My old friend Vinny got married last weekend, and though I didn’t go to the wedding, I had the pleasure of experiencing it vicariously through my friends’ Instagram feeds.
A lot of the pictures were of those photo booth strips that have the name and date at the bottom. The Petrocelli’s – June 25, 2022, they read.
Hold on, Petrocelli’s—apostrophe-s? Well, that certainly isn’t right. You’d think a photo booth company whose job it is to print timeless mementos would know how to use a goddamn apostrophe.
I screen shot a photo strip and circled the apostrophe, then sent it to my friend Dom, who’d attended the wedding. I love everything about this wedding photo montage EXCEPT the blatant grammatical error, I wrote.
What should it be? Dom replied.
No apostrophe.

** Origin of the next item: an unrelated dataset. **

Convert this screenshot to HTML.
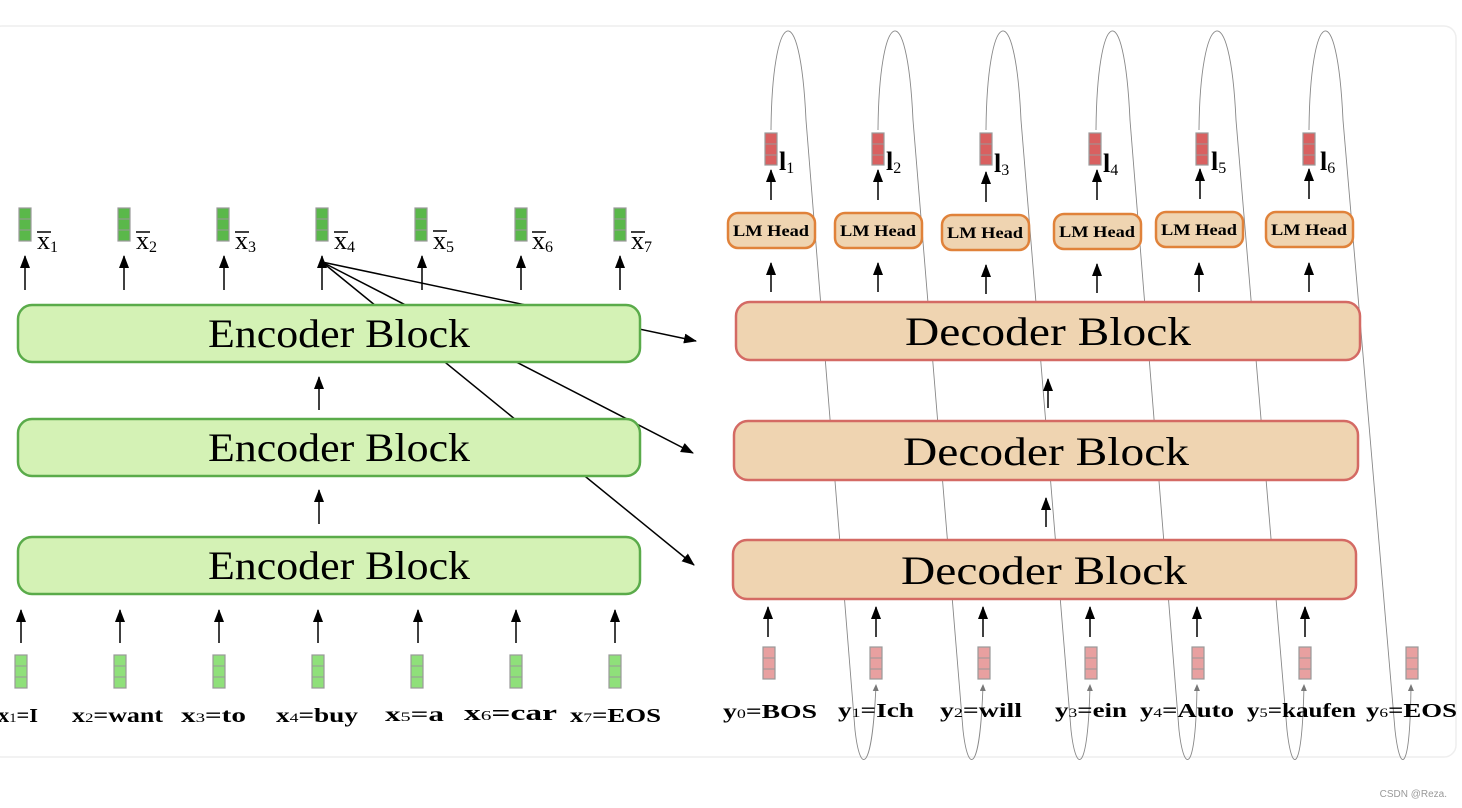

There’s no possession. Just like it’s not “The Beatle’s.”
But all of these pictures belong to them, Dom wrote.
Then it would be “The Petrocellis’ pictures.”
—
It was at this point in the exchange that I realized I was being a pretentious asshole. WHY, on the happiest day of my friend’s life, did I feel compelled to be like, Congratulations! Um, there’s actually an error on these very sentimental keepsakes.
It’s the same little voice in my head that urges me to turn to my wife in the middle of a movie and go “do you understand what’s going on?”
“I’ve been watching the same movie for the same amount of time you have,” Melinda will reply. “Why would I not know what’s going on?”
“I just thought you might not have recognized that character from the first scene.”
Melinda calls it mansplaining, which makes me feel bad, but in my defense, I don’t just talk down to females—I’m an equal opportunity prick.
—
I honestly wish I DIDN’T care as much as I do, because more often than not, it gets me in trouble. I come across as smug in every goddamn text conversation—all because I insist on properly punctuating sentences. Take this exchange, for example:
Melinda: Hey can you pick up some milk on the way home?
Me: Sure.
Melinda: Don’t worry about it if its too much trouble
Me: It’s not. I’ll be home soon.
I’m aware that using a period in a text message is equivalent to a giant middle finger, but I unconsciously use them. As such, I have a LOT of unintentional passive-aggressive conversations.
At work, I try to be more cognizant of the tone my punctuation conveys, which mostly means I machine-gun every email with a spray of exclamation points.
Hey Jim!
Happy Monday! Here’s that document you requested. Let me know if you have any questions!
If I’m being real, I detest exclamation points. Every time I use one, I feel like a divorced dad with supervised custody. WE’RE HAVING SO MUCH FUN, KIDS! The only piece of punctuation trying harder is the semicolon, which like, fucking relax man. You’re a period wearing a tie.
—
I suppose understanding how to use an apostrophe or the word whom might occasionally come in handy, but as the way we communicate continues to change, my grammatical acuity increasingly feels like more of a curse than a blessing. I’m like the guy in love with the Dewey Decimal system, holding on to an ineffective relic.
Yes, there are rules to grammar, but if the thought or idea is effectively conveyed, who cares? Nobody likes a killjoy—even if they are technically correct.
So I realized all of this mid-conversation with Dom, and I backed off. It’s okay, I wrote. I don’t think that anyone had their night ruined by it.
Not only was it not ruined, but no one even knows, Dom replied.
What bliss that ignorance must provide. What freedom.